En 1883, les présidents de la IIIème République reprennent la tradition des chasses à Rambouillet et en 1895, Félix Faure en fait une résidence présidentielle. Le château abritera notamment Jules Grévy et Sadi Carnot. Vincent Auriol souhaite en faire une résidence d’accueil pour les dignitaires étrangers. Il décide ainsi du réaménagement d’une dizaine de chambres. Sous les Auriol ou après, bien des chefs d’État étrangers et têtes couronnées, Dwight D. Eisenhower, John Kennedy, Nikita Khrouchtchev, Mikhaïl Gorbatchev, Helmut Kohl, Gerald Ford, Nelson Mandela, Boris Eltsine ou l’empereur du Japon, seront conviés à Rambouillet par le pouvoir français. En 1975, c’est là que le président Giscard d’Estaing choisit d’organiser le premier G6 de l’histoire, réunissant les chefs d’État des six pays les plus industrialisés du monde. Les présidents Pompidou, Giscard D’Estaing et Mitterrand y feront quelques séjours, avant que Nicolas Sarkozy cède le château aux centre des monuments nationaux en 2009. La localisation idéale du château, situé à 50 kilomètres de Paris, et son cadre champêtre en font un lieu propice aux négociations politiques et à l’accueil de personnalités politiques. 

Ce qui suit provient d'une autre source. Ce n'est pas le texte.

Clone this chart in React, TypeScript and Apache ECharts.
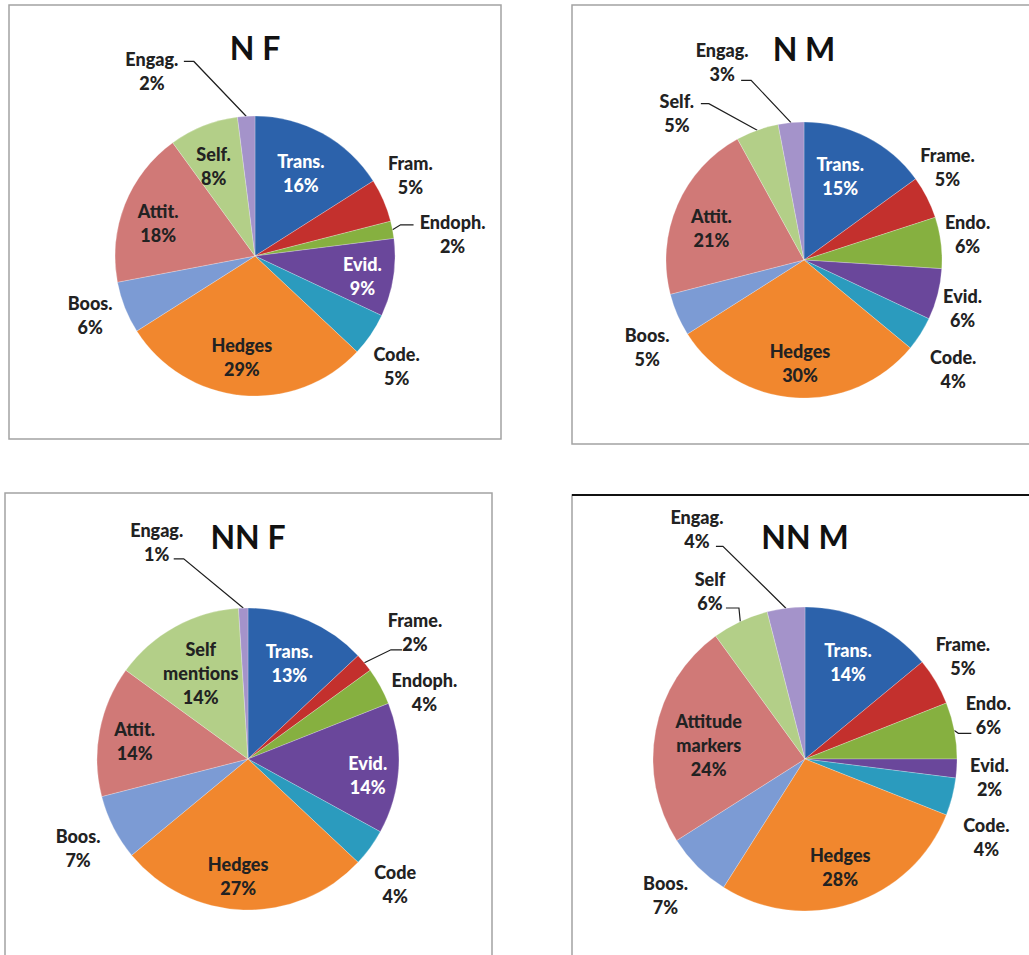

Les présidents de la 5e République font de Rambouillet un haut lieu de rencontres internationales, propulsant la sous-préfecture des Yvelines à la une de l’actualité politique. Le général de Gaulle reçoit Khrouchtchev en 1960, Pompidou Léonide Brejnev en 1973. Deux ans plus tard, Valéry Giscard d’Estaing rassemble six chefs d’états industrialisés pour coordonner leurs efforts face à la crise. En 1990, François Mitterrand s’illustre avec Gorbatchev pour un sommet franco-russe. Jacques Chirac ouvre au château en 1999 la réunion qui conduira à l’accord de paix au Kosovo.